Berangkat dari sana kemudian saya mulai menulis. Tidak ada yang mengajari. Tidak ada yang membimbing. Tanpa kursus kilat yang butuh dana. Sepertinya metode otodidak menulis saya 'liar'. Kami sekeluarga tidak ada yang punya hobi menulis. Ayah saya seorang pensiunan pegawai sipil dan Ibu tidak pernah mengenyam sekolah, alias buta huruf. Kakak-kakak saya tidak ada yang, jangankan sarjana, yang SMA saja hanya satu orang dari 7 kakak yang ada. Saya fikir menulis itu murah, tidak butuh modal. Waktu itu belum ada komputer. Saya gunakan mesin ketik kantor.
Di setiap waktu luang, biasanya saat istirahat, saya pinjam mesin kantor barang setengah jam untuk menulis. Sesudah menulis, saya minta teman kantor untuk koreksi tulisan saya. Saya tidak memiliki latar belakang pendidikan sastra yang pandai bermain dengan kata-kata. Saya hanya gunakan perbendaaraan kata biasa dan sangat sederhana, yang mudah dicerna dan dipahami. Saya menuliskan apa yang ada dalam fikiran. Saya tidak menulis apa yang saya fikirkan. Begitulah kiat saya waktu itu.
Topik pertama yang saya tulis adalah kisah perjalanan. Menurut saya, kisah seperti ini sangat mudah memenulisnya. Tidak membutuhkan macam-macam teori. Saya lanjutkan dengan tulisan yang berkisar tentang profesi saya, yakni keperawatan. Yang ini juga sangat gampang, karena saya menguasai. Jadi tahapan kedua 'teori' yang saya tulis adalah berpedoman kepada hal-hal yang: saya suka, saya punya dan saya bisa. Saya tidak menulis sesuatu yang saya tidak punya, saya tidak suka dan saya tidak bisa.
Alhasil, dari dua teori tersebut sungguh hasilnya di luar dugaan. Rasanya kejatuhan bintang. Karya saya pertama dimuat oleh sebuah Majalah Kesehatan Populer berjudul Majalah Puskdiknakes (Pusat Pendidikan Tenaga Kesehatan). Saya dapat honor yang lumayan besar menurut saya saat itu. Tulisan saya kedua juga dimuat oleh Majalah Kampus (waktu itu saya kuliah sambil bekerja). Eforia....saya senang sekali. Saya tunjukkan hasi karya 'besar' ini ke teman-teman kerja, teman sekolah dan keluarga.

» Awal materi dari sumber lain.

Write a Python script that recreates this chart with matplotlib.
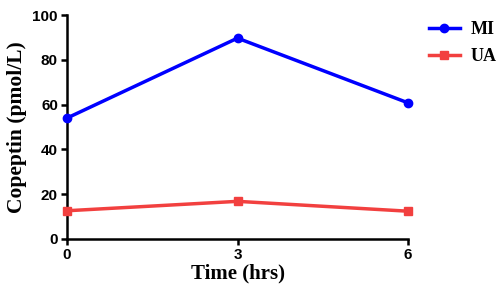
import matplotlib
matplotlib.use("Agg")
import matplotlib.pyplot as plt

time = [0, 3, 6]
mi = [54.0, 89.7, 60.8]
ua = [12.6, 16.8, 12.4]
xticks = [0, 3, 6]
yticks = [0, 20, 40, 60, 80, 100]

fig = plt.figure(figsize=(5.0, 2.9), dpi=100)
ax = fig.add_axes([0.134, 0.176, 0.682, 0.772])

ax.plot(time, mi, color="#0000FF", lw=2.5, marker="o", ms=6, label="MI", clip_on=False, zorder=3)
ax.plot(time, ua, color="#F2403F", lw=2.5, marker="s", ms=6, label="UA", clip_on=False, zorder=3)

ax.set_xlim(0, 6)
ax.set_ylim(0, 100)
ax.set_xticks(xticks)
ax.set_yticks(yticks)
for s in ["top", "right"]:
    ax.spines[s].set_visible(False)
for s in ["left", "bottom"]:
    ax.spines[s].set_linewidth(1.8)
ax.tick_params(width=1.8, length=4.5, direction="out", pad=2)
for lab in ax.get_xticklabels() + ax.get_yticklabels():
    lab.set_fontfamily("Liberation Sans")
    lab.set_fontweight("bold")
    lab.set_fontsize(11)

ax.set_xlabel("Time (hrs)", fontfamily="Liberation Serif", fontweight="bold", fontsize=15, labelpad=1)
ax.set_ylabel("Copeptin (pmol/L)", fontfamily="Liberation Serif", fontweight="bold", fontsize=15.5, labelpad=4)

leg = ax.legend(loc="upper left", bbox_to_anchor=(1.04, 1.005), frameon=False,
                prop={"family": "Liberation Serif", "weight": "bold", "size": 13},
                handlelength=1.7, handletextpad=0.6, labelspacing=0.55, borderaxespad=0)

fig.savefig("out.png", dpi=100)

Demikian seterusnya, saya semakin sering menulis tanpa pembimbing, tanpa guru. Saya tidak tahu bagaimana. Yang pasti saya hanya ingin menujukkan kemandirian, bahwa saya bisa kerjakan sendiri tanpa bantuan orang lain. Kelihatannya egois. Tapi sebenarnya tidak. Prestasi lewat tulisan, tidak perlu membuat saya jadi menjadi juara. Saya hanya ingin berlomba degan diri sendiri untuk menjadi juara. Saya kirimkan lebih banyak lagi artikel ke sejumlah majalah, baik yang berbahasa Indonesia maupun Inggris. Dari perolehan honor tersebut saya akhirnya bisa membeli mesin ketik dan kamera.
Hobi menulis saya berkembang. Saya memang tidak terkenal, karena bukan keteranan yang saya cari. Dari banyak menulis di beberapa media ini, saya bisa bantu Ibu dan adik-adik. Hampir setiap bulan ada saja honor menulis yang dikirim lewat wesel. Saya atas namakan Ibu, karena saya pindah kerja di sebuah pelosok desa. Dari kota Malang, saya pindah kerja ke Trenggalek Selatan. Sebuah desa terpecil yang banyak memberi saya inspirasi. Di desa yang tanpa listrik ini saya bawa serta mesin ketik dan kamera sederhana. Sungguh, saya sangat menikmatinya.
Saya tahu banyak bagaimana kelemahan menulis tanpa bimbingan. Tulisan saya jauh dari apa yang orang sebut sebagai karya professional. Bodohnya saya, tidak menekuni serius kegiatan menulis ini secara profesional sebagai sebuah ilmu pengetahuan. Tetapi saya tidak pernah berhenti menulis.
Bahkan saat saya bekerja di luar negeri, makin banyak yang bisa saya tulis. Ratusan artikel saya buat. Saya tidak pernah mikir untuk menjadi juara, karena saya tidak pernah ikut serta dalam lomba menulis. Bagi saya, menulis adalah bagian dari gaya hidup saya. Saya menulis bukan untuk mencari uang atau mencari predikat juara atau memburu ketenaran seperti artis.